> **The request**
Identify and reproduce every line holding the string "with".

> **Data excerpt**
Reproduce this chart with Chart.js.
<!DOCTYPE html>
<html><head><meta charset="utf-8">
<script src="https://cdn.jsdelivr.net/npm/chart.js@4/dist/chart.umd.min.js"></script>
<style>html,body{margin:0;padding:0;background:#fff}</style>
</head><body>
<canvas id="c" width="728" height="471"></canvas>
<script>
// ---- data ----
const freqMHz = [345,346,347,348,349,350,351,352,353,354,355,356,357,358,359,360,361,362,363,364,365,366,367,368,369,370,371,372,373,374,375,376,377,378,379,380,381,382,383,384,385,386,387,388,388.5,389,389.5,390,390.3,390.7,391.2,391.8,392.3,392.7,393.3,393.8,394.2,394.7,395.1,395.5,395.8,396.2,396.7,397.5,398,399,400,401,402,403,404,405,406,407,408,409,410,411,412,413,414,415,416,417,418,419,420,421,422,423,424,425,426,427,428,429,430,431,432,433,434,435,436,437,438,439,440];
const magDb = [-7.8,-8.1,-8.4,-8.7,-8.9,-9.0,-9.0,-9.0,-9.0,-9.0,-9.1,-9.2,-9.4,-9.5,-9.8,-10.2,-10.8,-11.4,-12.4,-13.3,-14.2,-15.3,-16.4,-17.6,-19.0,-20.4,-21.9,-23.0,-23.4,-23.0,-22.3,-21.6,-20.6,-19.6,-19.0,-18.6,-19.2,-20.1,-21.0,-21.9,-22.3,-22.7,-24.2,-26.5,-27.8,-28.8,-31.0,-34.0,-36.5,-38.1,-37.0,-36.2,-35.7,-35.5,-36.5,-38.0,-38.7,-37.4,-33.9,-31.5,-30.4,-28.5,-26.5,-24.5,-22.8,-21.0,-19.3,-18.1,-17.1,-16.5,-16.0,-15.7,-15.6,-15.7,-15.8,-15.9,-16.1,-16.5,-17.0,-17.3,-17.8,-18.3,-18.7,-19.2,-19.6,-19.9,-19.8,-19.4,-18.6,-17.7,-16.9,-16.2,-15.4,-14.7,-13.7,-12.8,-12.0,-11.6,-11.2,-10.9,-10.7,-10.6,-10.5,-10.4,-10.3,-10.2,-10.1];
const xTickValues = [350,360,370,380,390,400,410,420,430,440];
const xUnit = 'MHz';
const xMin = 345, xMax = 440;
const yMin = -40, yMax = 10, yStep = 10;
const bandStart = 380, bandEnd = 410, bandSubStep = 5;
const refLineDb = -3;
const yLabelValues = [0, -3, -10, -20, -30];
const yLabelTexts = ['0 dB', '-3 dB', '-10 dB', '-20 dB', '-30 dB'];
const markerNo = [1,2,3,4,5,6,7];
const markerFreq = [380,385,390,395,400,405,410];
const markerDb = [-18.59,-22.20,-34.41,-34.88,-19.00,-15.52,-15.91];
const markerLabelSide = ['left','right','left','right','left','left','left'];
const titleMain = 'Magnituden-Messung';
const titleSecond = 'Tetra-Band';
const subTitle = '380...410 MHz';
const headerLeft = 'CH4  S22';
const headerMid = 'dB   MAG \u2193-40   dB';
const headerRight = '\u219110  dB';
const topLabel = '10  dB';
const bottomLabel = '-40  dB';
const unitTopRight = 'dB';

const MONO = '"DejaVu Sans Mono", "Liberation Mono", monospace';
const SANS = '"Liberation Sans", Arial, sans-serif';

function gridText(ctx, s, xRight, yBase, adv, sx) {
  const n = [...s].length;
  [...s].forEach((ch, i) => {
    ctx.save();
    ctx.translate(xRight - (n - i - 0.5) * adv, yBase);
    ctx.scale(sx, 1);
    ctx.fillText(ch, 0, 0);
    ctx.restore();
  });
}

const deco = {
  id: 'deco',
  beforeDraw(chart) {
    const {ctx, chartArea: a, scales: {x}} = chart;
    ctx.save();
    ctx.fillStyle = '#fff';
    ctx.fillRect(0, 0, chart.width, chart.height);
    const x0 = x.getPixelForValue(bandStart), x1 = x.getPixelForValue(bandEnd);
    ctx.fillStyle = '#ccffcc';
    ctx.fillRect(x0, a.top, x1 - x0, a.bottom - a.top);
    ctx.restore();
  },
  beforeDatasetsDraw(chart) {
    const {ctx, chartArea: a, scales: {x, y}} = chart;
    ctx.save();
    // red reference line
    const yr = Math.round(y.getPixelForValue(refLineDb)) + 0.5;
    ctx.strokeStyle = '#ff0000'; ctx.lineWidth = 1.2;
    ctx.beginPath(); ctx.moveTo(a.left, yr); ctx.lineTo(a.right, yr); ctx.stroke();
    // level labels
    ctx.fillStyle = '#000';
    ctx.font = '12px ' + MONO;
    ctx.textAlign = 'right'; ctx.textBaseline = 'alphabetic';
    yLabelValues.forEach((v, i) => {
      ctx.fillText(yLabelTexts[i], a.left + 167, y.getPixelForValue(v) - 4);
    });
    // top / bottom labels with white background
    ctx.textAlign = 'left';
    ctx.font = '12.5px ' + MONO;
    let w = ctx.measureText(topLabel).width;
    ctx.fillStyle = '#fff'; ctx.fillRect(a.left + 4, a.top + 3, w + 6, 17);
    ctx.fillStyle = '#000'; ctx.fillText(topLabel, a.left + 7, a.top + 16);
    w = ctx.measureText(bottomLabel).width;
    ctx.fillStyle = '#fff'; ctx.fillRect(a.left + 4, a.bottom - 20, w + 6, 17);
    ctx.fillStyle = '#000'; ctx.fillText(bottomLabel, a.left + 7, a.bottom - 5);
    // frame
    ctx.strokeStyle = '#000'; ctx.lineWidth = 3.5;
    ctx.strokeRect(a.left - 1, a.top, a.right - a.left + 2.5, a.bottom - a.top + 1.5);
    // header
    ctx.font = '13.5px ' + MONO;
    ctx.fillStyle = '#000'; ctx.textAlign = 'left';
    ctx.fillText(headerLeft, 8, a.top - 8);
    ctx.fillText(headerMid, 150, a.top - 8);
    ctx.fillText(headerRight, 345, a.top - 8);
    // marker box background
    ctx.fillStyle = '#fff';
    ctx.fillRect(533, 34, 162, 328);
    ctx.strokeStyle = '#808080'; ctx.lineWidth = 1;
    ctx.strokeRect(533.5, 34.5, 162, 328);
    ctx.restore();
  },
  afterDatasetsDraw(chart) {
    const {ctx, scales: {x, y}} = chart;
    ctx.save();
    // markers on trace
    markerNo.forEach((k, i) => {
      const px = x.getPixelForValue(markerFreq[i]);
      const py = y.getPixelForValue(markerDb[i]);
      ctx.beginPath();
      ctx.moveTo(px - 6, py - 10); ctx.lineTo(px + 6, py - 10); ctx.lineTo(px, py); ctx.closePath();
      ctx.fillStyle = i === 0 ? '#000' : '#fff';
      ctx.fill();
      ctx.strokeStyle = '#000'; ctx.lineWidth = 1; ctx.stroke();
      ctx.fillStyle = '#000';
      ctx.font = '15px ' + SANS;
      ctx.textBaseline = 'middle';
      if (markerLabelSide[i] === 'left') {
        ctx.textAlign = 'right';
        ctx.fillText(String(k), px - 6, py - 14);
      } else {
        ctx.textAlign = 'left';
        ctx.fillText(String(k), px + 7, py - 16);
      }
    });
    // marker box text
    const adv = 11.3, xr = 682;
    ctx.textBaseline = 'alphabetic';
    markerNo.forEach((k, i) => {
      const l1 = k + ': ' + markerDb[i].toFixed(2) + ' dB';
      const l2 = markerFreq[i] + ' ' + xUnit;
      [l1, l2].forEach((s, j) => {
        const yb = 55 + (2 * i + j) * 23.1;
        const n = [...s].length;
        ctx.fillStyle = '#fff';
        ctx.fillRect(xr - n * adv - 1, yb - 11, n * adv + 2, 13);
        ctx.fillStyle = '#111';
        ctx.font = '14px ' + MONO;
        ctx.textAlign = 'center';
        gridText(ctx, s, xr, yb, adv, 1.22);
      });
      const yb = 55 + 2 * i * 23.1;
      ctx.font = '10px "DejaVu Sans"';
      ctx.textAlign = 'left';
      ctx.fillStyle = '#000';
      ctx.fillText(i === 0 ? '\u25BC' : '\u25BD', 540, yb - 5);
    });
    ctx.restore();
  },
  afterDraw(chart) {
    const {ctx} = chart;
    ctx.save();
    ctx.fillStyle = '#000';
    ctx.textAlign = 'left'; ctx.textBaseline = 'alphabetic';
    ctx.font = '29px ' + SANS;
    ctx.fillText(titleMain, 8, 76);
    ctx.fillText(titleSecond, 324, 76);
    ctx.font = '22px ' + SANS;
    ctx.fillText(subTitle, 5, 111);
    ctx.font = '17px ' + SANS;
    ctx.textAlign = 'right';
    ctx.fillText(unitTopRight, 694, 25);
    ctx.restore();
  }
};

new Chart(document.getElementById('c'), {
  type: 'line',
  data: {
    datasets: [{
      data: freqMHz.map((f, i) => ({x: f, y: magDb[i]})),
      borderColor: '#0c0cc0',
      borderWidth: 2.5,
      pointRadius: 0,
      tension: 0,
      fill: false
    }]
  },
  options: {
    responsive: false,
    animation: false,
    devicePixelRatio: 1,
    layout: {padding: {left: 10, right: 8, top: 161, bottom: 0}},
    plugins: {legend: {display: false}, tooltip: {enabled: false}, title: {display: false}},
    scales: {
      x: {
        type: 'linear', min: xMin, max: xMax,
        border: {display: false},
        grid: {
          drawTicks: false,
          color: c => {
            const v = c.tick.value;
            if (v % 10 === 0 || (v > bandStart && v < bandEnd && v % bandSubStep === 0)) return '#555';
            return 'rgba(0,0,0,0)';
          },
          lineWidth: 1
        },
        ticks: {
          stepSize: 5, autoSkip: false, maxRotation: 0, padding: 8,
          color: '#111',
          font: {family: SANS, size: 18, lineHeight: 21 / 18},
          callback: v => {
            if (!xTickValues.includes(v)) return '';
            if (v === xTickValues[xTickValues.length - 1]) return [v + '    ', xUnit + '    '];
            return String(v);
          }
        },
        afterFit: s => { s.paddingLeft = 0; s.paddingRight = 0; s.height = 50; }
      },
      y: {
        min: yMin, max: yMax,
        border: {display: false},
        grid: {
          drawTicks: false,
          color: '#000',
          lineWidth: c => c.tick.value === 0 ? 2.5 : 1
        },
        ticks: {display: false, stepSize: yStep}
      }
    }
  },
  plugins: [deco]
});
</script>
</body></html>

> **Answer to the task**
Reproduce this chart with Chart.js.
    // top / bottom labels with white background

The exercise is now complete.